Germany has committed to providing another €3.5 million ($3,841,000) over the next two years to the Halo Trust for landmine clearance in Cambodia in a bid to help the Kingdom reach its landmine-free goal in 2025.
The pledge came as the German Ambassador to Cambodia Christian Berger and Cambodian Mine Action and Victim Assistance Authority (CMAA) first vice-president Ly Thuch, made a joint visit to a minefield in O’Smach commune, in Samrong district, Oddar Meanchey province, on March 17.
“Germany has pledged to contribute an additional $3.8 million to landmine clearance in Cambodia through 2020 and 2021. The mine clearance organisation Halo Trust will be in charge of implementing the programme.
“Mines are a legacy of an agonising past and remain an impediment to development. We – the government and international partners – need to step up our efforts to achieve a landmine-free Cambodia by 2025,” the German Embassy in Cambodia said in a Facebook post on Wednesday.
The embassy quoted Berger as saying in the post: “Germany is committed to continuing supporting mine clearance activities in the country to achieve the 2025 goal.”

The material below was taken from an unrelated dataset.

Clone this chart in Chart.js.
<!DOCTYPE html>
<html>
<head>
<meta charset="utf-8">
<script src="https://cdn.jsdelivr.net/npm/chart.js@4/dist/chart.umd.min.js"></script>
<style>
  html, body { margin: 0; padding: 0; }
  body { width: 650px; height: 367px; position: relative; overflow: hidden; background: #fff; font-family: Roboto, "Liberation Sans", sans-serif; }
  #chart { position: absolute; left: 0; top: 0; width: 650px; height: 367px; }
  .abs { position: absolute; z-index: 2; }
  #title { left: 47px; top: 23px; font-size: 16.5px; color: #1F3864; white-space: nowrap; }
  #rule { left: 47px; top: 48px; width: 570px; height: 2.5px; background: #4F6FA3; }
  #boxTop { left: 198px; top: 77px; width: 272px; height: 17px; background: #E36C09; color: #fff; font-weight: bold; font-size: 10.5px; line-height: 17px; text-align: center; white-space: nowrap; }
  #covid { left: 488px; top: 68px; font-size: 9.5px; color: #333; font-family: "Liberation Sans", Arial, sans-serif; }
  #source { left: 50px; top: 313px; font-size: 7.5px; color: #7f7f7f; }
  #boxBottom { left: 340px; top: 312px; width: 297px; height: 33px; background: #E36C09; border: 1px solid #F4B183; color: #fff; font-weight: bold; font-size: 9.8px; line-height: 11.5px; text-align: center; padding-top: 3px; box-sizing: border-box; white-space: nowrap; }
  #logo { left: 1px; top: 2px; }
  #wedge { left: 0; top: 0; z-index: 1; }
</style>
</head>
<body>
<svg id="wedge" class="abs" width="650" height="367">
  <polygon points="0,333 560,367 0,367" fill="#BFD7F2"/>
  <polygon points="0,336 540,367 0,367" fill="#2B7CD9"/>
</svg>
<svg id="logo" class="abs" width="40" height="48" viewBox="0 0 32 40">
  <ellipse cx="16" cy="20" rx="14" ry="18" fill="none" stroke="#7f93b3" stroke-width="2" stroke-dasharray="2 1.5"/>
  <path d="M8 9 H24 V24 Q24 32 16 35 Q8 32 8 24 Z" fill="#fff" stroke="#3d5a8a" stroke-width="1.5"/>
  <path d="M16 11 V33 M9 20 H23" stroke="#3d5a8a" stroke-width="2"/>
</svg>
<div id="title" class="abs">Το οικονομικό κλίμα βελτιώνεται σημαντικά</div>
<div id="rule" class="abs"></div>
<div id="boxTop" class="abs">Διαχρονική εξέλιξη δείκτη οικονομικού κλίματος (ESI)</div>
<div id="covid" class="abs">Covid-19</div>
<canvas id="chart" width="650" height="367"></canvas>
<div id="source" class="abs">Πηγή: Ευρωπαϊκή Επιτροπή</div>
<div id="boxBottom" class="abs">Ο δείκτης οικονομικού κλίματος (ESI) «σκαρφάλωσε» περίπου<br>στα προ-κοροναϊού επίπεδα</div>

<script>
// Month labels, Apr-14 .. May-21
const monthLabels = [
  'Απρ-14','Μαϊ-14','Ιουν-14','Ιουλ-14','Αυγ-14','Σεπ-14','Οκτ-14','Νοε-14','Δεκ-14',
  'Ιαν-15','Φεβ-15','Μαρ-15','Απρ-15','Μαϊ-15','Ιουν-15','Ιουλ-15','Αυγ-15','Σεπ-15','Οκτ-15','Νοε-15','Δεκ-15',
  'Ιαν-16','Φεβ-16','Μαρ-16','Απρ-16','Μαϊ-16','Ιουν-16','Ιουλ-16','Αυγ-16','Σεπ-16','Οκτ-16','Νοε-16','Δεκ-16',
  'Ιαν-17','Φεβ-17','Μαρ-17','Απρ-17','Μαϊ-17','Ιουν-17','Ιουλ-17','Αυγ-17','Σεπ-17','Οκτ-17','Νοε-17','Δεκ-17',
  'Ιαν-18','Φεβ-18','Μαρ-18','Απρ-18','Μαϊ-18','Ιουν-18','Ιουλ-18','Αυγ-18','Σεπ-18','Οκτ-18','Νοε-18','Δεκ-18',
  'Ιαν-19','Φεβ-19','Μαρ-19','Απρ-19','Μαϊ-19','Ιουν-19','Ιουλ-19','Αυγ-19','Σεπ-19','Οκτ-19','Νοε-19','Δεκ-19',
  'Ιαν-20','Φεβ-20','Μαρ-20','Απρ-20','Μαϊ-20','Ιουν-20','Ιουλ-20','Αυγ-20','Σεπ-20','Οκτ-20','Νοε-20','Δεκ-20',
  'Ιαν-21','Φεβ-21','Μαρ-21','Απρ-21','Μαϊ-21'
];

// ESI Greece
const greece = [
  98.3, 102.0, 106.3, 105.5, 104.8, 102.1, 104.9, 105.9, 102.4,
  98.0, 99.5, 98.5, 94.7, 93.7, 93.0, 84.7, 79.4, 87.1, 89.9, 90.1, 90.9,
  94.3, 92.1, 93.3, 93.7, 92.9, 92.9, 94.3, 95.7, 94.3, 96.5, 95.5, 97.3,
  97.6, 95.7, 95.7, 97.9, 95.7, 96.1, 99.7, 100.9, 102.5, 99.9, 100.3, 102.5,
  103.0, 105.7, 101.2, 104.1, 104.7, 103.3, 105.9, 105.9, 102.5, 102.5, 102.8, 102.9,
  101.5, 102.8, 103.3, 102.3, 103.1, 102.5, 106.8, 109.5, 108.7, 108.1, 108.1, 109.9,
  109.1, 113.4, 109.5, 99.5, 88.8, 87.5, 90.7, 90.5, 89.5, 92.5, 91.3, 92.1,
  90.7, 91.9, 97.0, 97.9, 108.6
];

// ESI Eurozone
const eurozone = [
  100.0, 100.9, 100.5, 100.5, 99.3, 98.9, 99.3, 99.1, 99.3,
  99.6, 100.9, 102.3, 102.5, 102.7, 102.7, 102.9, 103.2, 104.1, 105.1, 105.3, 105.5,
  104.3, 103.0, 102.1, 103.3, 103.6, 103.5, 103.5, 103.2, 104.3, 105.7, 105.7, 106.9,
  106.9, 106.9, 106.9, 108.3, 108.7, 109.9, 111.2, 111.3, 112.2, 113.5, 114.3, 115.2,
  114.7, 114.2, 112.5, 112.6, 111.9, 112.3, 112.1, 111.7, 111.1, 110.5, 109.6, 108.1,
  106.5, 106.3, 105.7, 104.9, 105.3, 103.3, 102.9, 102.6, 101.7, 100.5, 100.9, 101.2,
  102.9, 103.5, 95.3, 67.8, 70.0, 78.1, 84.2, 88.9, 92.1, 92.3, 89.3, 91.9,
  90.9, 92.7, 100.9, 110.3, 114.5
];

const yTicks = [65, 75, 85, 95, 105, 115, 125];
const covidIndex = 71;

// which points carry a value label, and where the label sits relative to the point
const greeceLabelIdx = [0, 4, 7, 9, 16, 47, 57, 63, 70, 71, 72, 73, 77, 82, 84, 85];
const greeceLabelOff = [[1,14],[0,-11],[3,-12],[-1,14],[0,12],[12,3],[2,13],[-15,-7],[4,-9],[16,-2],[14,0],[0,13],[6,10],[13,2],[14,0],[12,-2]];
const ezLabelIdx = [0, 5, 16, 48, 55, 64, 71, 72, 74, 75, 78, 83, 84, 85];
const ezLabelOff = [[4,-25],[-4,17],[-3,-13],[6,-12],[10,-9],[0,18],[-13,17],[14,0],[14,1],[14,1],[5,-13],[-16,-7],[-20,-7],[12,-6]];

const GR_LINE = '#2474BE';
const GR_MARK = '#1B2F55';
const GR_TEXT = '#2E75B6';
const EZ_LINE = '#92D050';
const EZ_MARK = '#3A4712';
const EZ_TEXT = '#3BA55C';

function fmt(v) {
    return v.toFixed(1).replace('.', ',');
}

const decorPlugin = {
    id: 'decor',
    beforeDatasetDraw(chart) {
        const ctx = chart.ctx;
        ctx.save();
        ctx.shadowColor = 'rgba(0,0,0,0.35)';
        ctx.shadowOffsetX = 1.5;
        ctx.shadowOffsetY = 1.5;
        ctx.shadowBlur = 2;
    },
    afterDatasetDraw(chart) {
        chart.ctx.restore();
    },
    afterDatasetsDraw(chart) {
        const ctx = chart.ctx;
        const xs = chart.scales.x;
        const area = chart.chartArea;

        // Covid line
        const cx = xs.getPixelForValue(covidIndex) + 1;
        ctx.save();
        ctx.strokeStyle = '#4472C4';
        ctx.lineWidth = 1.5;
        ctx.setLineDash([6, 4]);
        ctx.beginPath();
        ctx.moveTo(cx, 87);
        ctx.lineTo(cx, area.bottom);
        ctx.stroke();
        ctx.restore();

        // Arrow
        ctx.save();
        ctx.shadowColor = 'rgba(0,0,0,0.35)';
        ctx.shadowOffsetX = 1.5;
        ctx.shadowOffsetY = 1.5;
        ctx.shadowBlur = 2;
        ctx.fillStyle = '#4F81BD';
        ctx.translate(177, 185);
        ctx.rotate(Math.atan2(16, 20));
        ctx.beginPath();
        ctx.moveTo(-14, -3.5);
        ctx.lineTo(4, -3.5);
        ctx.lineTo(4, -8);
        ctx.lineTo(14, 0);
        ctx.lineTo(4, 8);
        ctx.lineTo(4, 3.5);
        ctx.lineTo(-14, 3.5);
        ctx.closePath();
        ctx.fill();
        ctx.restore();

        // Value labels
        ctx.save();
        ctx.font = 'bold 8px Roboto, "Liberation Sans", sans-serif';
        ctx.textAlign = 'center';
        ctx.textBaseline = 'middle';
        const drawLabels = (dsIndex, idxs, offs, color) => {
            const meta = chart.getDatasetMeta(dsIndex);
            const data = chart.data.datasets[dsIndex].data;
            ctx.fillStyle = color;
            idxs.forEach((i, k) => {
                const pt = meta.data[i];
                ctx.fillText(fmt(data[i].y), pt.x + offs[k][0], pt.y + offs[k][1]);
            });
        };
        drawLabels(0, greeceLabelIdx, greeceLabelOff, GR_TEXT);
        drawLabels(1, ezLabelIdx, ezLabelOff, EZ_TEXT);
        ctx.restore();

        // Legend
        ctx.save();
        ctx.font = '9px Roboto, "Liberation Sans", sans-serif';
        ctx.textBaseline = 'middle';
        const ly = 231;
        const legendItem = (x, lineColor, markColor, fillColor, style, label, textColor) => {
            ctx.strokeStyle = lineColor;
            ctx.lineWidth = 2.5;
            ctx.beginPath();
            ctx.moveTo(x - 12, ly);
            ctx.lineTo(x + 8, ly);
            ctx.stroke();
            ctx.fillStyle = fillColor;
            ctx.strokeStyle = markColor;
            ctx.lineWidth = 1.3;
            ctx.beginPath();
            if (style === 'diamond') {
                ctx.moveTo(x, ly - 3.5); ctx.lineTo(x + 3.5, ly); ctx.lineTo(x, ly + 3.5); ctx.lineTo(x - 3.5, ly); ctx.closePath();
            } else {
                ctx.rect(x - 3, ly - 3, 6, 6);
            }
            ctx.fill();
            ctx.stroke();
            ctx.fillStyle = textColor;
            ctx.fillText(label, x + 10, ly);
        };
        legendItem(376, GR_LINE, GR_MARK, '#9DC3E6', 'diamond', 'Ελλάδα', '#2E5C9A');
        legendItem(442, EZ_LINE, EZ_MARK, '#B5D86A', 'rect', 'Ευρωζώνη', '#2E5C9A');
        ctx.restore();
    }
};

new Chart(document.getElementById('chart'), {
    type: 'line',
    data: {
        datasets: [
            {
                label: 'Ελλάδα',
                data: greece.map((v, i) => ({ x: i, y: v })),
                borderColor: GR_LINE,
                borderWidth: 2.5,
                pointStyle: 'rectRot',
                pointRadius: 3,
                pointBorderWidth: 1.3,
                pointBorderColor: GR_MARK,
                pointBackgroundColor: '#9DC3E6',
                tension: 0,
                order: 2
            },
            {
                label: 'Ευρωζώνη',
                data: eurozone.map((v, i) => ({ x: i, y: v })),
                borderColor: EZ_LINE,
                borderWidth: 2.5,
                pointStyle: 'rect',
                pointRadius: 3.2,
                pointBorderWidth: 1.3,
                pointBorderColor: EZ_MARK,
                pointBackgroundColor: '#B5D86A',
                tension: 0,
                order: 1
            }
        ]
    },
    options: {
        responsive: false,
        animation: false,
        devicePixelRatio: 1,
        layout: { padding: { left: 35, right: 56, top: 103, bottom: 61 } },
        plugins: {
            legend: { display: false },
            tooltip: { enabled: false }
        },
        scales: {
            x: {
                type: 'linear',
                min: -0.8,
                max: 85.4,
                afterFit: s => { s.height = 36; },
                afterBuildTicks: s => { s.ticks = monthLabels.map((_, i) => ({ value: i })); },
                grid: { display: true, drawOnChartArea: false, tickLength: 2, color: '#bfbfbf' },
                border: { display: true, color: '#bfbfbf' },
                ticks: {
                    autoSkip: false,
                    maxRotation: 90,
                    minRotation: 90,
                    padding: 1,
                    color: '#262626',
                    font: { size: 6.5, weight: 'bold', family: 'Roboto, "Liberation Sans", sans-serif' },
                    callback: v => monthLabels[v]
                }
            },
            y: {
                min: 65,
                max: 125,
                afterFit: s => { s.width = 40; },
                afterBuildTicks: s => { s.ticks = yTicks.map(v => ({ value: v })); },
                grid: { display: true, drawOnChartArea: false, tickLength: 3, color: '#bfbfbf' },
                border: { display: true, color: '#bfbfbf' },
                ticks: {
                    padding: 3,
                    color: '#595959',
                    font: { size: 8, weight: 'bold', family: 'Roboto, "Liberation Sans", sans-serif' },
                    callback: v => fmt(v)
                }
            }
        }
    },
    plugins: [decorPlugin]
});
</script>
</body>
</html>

Land that has already been de-mined after clearance by a German-funded team last year is now being used to grow cassava, cashew, maize, rice, rubber tree, and mangoes, the German embassy said in a press release on Wednesday.

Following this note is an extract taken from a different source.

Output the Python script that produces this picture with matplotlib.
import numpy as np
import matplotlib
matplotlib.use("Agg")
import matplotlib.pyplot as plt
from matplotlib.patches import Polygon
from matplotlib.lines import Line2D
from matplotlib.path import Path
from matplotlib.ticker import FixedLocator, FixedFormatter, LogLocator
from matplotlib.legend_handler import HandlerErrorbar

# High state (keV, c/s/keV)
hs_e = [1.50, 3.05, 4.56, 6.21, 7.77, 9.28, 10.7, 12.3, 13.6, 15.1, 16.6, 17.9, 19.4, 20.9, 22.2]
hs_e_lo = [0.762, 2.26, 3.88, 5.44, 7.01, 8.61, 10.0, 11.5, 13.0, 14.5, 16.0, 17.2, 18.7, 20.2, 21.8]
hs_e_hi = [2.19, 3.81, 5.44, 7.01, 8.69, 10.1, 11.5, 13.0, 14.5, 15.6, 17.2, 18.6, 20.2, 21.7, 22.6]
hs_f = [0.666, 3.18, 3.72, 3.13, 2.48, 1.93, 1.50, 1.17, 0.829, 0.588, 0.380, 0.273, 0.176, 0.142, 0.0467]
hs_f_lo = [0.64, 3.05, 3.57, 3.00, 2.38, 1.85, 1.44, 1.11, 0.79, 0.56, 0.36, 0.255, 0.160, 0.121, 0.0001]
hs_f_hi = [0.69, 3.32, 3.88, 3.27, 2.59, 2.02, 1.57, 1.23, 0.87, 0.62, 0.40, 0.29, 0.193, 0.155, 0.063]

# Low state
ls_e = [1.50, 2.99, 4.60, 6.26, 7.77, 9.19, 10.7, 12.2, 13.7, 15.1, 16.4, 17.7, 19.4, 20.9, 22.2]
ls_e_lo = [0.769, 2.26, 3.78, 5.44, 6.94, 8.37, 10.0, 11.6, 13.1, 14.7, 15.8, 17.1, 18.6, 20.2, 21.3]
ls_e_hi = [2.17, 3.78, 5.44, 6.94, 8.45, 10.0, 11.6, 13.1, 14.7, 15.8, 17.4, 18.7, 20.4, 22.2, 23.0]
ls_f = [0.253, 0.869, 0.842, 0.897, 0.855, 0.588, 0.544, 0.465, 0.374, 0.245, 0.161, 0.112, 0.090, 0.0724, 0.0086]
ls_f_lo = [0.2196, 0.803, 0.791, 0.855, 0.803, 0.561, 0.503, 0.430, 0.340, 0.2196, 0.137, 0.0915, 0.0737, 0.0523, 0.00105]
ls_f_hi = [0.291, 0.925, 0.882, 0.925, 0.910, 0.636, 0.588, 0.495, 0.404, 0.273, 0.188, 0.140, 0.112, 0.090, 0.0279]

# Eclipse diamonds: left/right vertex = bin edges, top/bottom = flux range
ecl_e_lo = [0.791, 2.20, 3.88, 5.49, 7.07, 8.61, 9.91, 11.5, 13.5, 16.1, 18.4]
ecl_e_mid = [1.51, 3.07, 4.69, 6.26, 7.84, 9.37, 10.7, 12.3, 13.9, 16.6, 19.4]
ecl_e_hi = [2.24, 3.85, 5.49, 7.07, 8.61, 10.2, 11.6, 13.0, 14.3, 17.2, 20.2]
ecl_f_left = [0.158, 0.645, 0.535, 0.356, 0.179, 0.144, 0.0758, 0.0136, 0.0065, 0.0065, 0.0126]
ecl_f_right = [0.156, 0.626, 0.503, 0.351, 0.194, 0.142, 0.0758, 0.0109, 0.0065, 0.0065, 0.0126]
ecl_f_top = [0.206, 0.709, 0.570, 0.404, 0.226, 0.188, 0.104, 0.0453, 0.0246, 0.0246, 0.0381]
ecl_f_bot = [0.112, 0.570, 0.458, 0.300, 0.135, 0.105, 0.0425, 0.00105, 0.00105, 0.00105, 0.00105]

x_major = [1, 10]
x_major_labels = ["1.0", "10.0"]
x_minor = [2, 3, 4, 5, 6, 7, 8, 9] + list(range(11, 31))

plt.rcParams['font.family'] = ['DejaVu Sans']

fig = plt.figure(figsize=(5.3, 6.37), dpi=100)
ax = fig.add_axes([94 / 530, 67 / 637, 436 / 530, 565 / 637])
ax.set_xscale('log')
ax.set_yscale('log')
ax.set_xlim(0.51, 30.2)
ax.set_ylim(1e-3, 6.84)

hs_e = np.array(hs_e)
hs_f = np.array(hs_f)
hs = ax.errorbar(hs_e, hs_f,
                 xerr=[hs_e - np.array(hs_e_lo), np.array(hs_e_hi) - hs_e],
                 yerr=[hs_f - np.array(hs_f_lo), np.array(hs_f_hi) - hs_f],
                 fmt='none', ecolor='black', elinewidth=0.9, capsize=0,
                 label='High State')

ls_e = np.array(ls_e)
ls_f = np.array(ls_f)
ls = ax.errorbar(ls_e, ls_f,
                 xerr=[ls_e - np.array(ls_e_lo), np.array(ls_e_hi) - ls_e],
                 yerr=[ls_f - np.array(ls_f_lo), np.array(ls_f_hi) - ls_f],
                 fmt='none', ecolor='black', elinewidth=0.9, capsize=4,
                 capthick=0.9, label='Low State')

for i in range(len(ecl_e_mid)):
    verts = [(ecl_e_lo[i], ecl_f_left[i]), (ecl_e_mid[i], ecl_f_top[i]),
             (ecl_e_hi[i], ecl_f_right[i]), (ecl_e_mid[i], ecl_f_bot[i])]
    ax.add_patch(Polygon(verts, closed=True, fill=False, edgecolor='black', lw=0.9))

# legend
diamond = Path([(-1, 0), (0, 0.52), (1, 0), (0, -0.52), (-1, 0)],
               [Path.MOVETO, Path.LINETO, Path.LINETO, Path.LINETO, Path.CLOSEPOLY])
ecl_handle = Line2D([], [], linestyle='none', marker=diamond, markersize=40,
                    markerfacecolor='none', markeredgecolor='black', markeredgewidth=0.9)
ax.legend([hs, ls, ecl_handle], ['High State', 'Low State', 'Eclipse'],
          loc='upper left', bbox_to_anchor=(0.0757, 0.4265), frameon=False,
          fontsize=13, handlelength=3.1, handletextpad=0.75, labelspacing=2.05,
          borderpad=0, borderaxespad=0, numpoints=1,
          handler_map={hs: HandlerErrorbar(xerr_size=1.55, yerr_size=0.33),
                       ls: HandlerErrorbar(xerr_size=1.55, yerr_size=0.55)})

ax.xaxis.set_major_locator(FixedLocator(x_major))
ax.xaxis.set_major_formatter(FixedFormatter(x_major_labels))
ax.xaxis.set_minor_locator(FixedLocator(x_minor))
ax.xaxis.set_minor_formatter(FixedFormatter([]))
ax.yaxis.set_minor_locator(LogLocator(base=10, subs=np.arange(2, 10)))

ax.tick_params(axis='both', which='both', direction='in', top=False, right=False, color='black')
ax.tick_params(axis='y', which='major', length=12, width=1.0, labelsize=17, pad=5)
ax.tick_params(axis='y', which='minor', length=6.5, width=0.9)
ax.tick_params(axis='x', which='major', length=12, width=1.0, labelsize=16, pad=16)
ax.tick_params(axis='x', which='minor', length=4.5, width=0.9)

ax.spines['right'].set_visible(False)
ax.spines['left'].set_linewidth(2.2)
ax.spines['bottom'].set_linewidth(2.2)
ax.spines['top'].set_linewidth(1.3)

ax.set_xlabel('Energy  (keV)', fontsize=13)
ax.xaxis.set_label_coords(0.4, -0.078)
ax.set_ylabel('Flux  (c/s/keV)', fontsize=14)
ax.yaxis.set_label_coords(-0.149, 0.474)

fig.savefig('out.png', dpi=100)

“Almost 1,500 tons of crops will be grown every year on cleared land, generating steady and sustainable income for farmers and jobs for communities,” it said.
CMAA announced that as of February this year, Halo Trust had cleared about 12sq km and destroyed 3,421 anti-human mines, 127 anti-tank mines and 3,506 unexploded ordnances benefitting over 140,000 people.
“Germany has provided Halo Trust with €7.25 million in humanitarian mine clearance aid in Cambodia since 2016, of which €2.5 million has been allocated for mine action in 2020,” said Thuch.
Thuch told The Post on Wednesday that German assistance was crucial in achieving the government’s landmine-free goal. He said the CMAA must also accelerate, strengthen and improve the effectiveness of its mine action activities to achieve the plan.
“This generous German aid has played a vital part in getting rid of the hidden killer.
“We need to use modern equipment that saves time and money, to help us clear mines faster and more efficiently. This money will allow us to do that.
“The new equipment includes devices that detect mines more effectively. When we point the device to touch an iron substance, it alerts the controller with an ‘iron’ alert sign.
When it touches a mine, it alerts with a ‘mine’ sign. This vastly improves the speed and effectiveness of our work,” Thuch told The Post.